_The exercise_
Leave out the pictures, and return only the lines running from the one that contains "Recreate this image as a web" to the one that contains "const INK = '#161616';", both included, exactly as they appear.

Stored dataset items:
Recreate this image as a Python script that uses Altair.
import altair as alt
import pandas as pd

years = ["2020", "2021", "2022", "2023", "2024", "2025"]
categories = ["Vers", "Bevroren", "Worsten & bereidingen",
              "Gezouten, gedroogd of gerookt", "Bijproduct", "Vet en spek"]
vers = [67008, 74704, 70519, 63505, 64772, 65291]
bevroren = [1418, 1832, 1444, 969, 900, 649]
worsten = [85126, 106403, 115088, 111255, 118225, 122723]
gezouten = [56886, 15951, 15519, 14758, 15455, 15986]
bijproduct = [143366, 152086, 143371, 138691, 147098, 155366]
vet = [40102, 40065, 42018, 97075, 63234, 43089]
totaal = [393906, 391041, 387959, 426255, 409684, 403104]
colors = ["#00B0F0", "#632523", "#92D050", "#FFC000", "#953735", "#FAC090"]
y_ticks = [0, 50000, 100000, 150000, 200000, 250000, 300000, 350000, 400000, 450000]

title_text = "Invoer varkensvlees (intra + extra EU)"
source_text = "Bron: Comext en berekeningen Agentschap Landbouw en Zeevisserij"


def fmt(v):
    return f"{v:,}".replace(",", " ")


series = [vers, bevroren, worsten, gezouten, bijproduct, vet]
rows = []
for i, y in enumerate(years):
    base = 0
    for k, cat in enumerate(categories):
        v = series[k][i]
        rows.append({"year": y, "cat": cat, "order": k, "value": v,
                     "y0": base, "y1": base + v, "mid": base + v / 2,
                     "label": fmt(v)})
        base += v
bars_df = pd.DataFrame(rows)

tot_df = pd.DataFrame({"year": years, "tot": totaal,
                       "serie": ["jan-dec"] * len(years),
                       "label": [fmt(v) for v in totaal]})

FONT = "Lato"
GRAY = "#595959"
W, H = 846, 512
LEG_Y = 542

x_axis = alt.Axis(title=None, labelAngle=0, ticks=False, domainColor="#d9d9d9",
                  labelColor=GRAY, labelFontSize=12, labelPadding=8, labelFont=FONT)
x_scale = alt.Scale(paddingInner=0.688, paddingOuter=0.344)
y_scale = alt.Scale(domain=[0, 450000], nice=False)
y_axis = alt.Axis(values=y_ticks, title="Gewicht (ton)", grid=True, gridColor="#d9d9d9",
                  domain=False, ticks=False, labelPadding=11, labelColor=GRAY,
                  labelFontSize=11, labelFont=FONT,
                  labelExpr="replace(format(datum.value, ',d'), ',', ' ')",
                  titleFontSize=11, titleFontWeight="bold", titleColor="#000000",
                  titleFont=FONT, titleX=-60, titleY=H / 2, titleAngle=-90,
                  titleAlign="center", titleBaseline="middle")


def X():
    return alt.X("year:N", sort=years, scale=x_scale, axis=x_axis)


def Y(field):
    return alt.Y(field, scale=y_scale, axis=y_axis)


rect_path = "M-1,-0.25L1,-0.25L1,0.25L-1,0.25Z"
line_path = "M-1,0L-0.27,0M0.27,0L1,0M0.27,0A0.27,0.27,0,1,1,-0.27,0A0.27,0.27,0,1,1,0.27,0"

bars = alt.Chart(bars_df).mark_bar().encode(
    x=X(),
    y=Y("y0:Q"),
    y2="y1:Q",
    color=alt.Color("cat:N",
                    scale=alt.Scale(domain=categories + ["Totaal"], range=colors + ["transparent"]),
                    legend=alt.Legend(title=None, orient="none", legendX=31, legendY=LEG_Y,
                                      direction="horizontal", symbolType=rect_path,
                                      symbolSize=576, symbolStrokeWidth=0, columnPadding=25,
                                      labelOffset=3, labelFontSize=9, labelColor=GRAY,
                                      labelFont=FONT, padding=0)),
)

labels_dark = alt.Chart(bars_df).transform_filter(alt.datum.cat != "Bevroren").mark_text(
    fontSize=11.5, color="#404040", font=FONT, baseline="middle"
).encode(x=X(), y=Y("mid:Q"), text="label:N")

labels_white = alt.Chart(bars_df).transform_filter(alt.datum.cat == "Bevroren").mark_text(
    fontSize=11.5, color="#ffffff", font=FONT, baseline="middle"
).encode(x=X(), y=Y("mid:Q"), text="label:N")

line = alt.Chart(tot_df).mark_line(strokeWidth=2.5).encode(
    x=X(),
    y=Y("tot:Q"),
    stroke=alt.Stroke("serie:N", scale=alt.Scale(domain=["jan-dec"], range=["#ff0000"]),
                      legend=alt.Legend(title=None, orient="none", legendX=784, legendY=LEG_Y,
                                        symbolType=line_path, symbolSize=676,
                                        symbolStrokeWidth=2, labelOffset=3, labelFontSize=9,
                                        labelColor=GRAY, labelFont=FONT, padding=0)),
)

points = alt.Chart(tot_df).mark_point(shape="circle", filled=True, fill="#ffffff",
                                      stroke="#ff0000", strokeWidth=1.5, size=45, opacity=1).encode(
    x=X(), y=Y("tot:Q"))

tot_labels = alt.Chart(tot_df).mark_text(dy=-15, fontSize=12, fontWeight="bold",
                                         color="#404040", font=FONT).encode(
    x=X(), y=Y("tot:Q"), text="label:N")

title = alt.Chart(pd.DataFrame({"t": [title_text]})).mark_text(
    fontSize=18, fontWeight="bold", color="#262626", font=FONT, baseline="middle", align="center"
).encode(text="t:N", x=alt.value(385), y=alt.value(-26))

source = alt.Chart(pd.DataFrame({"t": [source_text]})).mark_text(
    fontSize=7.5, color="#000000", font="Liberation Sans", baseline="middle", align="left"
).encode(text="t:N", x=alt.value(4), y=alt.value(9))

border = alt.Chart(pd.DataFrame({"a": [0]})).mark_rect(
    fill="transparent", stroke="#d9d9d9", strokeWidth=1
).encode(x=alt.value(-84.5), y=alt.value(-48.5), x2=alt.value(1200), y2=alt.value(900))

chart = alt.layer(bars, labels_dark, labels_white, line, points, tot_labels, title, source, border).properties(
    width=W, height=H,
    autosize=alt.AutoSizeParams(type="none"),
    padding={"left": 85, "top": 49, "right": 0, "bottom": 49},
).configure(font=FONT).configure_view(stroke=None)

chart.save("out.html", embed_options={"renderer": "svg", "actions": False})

* * *

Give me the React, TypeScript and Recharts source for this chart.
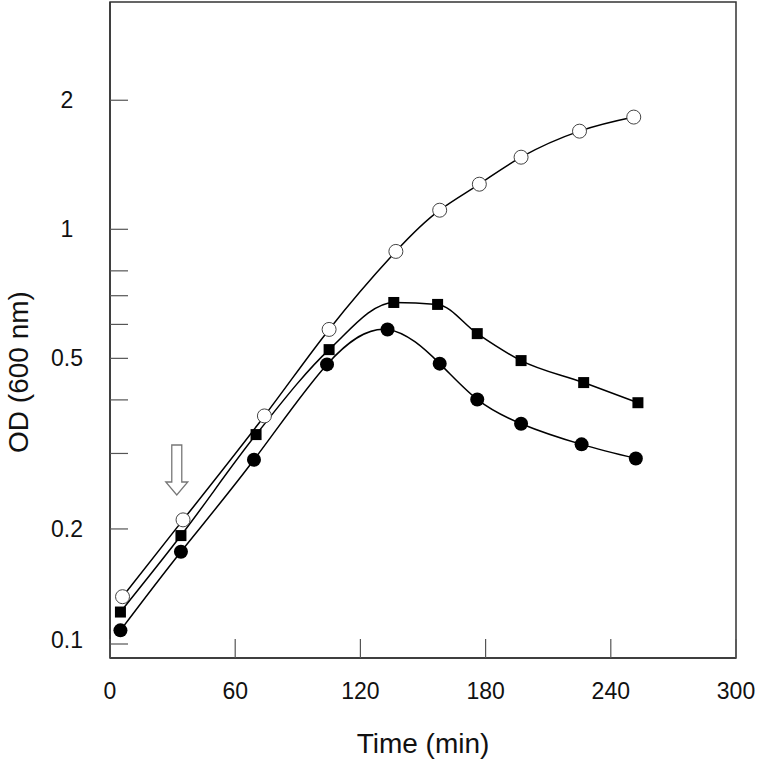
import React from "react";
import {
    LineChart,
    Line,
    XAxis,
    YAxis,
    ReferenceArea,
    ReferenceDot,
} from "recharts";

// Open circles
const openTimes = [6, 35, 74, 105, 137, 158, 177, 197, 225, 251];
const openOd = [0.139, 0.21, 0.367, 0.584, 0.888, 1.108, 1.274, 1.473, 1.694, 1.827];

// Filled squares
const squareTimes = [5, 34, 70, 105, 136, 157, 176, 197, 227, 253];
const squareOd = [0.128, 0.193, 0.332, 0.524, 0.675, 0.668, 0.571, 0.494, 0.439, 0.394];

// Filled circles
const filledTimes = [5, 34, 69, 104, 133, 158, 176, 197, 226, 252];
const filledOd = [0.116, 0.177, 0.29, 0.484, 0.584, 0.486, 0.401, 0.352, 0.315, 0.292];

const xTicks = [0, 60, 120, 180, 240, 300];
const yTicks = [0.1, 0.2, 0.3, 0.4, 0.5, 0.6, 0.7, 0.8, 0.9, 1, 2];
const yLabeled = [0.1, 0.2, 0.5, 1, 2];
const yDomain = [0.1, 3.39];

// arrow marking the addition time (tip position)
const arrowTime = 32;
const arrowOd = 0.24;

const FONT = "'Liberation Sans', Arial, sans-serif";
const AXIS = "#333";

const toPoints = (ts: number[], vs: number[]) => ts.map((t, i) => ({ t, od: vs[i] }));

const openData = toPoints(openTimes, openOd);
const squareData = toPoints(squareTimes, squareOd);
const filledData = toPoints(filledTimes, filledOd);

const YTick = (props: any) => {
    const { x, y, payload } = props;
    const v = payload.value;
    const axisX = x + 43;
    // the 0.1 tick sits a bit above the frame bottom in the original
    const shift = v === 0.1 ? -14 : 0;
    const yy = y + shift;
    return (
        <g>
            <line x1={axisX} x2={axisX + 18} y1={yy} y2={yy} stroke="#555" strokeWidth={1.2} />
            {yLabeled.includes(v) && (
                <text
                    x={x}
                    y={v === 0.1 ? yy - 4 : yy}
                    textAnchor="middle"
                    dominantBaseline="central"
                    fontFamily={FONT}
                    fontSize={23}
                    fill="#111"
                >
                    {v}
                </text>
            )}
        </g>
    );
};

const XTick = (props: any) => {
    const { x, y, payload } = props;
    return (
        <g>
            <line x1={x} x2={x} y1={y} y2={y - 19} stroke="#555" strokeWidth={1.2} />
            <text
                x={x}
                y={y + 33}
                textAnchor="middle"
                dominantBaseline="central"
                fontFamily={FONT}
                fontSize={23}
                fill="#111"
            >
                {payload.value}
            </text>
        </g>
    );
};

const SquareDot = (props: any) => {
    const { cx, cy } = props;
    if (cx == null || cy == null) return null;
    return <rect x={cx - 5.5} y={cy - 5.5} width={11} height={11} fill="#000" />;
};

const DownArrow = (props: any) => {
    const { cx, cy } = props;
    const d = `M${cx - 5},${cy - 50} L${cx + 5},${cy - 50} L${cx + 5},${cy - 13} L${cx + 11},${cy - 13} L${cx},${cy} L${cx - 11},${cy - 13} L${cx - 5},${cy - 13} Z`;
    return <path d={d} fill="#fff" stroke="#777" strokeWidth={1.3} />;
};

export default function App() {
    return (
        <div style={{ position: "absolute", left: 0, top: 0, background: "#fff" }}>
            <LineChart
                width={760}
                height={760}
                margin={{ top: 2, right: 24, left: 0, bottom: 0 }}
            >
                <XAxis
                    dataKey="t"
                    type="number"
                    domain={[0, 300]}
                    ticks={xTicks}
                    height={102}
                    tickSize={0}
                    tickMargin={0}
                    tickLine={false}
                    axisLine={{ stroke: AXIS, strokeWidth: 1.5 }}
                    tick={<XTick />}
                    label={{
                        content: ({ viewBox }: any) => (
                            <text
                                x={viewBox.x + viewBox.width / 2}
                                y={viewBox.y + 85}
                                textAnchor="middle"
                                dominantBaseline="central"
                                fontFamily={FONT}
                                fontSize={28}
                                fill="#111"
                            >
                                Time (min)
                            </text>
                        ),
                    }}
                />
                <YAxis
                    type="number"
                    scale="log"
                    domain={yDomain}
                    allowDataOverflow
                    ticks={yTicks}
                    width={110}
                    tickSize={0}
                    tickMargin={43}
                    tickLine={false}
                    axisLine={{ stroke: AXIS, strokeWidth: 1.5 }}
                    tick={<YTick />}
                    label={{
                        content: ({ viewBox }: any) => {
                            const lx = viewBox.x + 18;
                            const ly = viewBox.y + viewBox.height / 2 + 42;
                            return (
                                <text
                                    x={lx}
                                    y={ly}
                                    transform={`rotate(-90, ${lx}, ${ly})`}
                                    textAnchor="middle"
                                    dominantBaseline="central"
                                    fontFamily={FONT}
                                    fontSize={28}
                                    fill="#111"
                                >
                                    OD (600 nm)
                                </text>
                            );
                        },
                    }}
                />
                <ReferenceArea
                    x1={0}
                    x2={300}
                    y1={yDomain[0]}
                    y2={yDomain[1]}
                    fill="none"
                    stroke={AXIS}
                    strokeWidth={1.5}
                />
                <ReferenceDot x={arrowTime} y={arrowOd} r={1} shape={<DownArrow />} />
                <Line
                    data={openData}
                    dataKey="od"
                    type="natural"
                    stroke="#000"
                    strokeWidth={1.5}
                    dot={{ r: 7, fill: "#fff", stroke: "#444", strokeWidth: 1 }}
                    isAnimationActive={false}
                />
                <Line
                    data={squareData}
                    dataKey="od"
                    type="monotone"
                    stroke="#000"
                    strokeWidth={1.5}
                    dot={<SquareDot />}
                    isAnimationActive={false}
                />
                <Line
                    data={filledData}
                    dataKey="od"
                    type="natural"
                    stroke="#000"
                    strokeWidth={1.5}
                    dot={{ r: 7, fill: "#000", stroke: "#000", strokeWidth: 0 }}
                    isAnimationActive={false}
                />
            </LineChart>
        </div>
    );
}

---

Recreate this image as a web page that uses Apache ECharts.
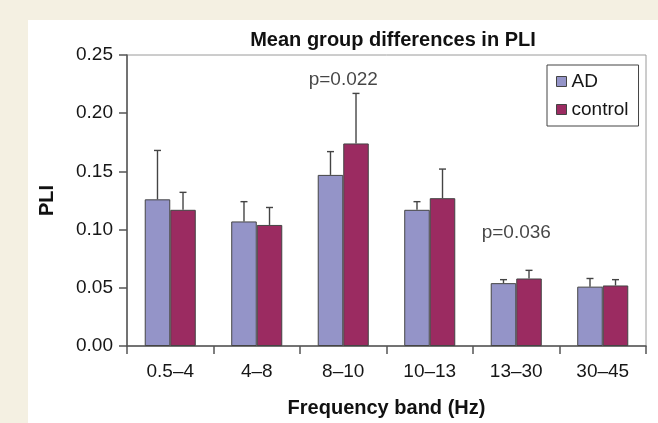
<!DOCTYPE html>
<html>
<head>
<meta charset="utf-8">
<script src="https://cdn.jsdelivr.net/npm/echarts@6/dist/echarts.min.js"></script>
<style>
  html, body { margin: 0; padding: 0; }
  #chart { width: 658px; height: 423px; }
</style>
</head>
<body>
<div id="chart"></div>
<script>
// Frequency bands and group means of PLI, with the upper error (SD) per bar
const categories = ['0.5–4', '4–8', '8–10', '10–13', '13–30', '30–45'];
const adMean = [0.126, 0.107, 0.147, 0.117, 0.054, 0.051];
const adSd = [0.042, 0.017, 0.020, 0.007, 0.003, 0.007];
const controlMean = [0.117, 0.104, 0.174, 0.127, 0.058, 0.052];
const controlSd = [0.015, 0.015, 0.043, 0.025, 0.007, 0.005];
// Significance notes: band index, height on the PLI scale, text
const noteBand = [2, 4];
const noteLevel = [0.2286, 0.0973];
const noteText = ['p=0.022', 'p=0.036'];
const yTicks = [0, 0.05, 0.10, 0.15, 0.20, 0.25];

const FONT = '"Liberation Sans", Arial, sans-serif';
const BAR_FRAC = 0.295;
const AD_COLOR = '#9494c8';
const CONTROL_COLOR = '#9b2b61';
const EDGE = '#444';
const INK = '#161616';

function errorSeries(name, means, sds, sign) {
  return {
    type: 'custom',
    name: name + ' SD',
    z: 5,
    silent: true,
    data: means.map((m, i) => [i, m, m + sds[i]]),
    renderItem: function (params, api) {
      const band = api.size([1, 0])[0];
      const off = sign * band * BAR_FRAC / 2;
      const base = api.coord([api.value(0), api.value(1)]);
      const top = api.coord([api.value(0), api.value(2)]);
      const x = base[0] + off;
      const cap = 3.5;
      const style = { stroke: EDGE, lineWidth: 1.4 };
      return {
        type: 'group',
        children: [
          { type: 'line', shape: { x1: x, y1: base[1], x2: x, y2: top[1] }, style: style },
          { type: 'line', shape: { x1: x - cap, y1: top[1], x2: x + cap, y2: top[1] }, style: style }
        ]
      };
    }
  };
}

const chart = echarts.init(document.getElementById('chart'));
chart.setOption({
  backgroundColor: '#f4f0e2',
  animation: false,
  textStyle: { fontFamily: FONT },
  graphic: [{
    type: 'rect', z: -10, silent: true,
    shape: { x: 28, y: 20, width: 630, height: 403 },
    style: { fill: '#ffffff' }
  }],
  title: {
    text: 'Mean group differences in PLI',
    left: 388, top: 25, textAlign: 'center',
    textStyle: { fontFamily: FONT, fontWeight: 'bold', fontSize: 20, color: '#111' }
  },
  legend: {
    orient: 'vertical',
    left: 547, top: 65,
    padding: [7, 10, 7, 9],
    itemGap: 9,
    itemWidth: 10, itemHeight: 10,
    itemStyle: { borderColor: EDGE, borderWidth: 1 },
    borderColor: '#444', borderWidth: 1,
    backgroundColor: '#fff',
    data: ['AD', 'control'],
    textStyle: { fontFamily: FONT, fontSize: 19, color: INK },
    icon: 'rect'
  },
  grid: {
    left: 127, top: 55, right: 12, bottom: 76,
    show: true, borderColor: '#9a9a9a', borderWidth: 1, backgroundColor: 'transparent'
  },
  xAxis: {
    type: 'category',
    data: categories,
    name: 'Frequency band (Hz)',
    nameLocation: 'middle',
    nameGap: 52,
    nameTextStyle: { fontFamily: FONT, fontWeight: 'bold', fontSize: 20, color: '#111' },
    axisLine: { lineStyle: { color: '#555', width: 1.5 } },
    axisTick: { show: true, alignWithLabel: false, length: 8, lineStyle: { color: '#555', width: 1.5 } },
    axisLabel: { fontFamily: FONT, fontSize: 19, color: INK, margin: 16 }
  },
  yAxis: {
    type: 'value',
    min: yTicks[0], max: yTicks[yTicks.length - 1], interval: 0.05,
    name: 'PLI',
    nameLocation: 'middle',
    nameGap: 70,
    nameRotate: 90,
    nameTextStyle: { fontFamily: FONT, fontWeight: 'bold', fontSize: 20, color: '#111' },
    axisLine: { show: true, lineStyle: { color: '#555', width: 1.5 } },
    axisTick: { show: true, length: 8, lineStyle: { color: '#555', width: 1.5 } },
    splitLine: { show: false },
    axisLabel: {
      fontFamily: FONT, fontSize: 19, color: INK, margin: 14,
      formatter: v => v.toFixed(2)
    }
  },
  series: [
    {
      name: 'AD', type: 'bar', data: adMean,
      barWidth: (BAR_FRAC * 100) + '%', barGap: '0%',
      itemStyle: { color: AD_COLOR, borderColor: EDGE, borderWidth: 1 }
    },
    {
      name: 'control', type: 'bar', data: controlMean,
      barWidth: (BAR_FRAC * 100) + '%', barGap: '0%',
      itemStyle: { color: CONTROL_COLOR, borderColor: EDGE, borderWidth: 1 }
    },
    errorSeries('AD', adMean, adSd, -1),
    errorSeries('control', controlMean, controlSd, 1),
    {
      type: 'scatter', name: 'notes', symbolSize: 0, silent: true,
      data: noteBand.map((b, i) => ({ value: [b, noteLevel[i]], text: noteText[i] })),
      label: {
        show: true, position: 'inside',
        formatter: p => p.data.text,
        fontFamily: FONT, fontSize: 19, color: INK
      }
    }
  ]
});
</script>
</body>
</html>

_Result of the exercise_
Recreate this image as a web page that uses Apache ECharts.
<!DOCTYPE html>
<html>
<head>
<meta charset="utf-8">
<script src="https://cdn.jsdelivr.net/npm/echarts@6/dist/echarts.min.js"></script>
<style>
  html, body { margin: 0; padding: 0; }
  #chart { width: 658px; height: 423px; }
</style>
</head>
<body>
<div id="chart"></div>
<script>
// Frequency bands and group means of PLI, with the upper error (SD) per bar
const categories = ['0.5–4', '4–8', '8–10', '10–13', '13–30', '30–45'];
const adMean = [0.126, 0.107, 0.147, 0.117, 0.054, 0.051];
const adSd = [0.042, 0.017, 0.020, 0.007, 0.003, 0.007];
const controlMean = [0.117, 0.104, 0.174, 0.127, 0.058, 0.052];
const controlSd = [0.015, 0.015, 0.043, 0.025, 0.007, 0.005];
// Significance notes: band index, height on the PLI scale, text
const noteBand = [2, 4];
const noteLevel = [0.2286, 0.0973];
const noteText = ['p=0.022', 'p=0.036'];
const yTicks = [0, 0.05, 0.10, 0.15, 0.20, 0.25];

const FONT = '"Liberation Sans", Arial, sans-serif';
const BAR_FRAC = 0.295;
const AD_COLOR = '#9494c8';
const CONTROL_COLOR = '#9b2b61';
const EDGE = '#444';
const INK = '#161616';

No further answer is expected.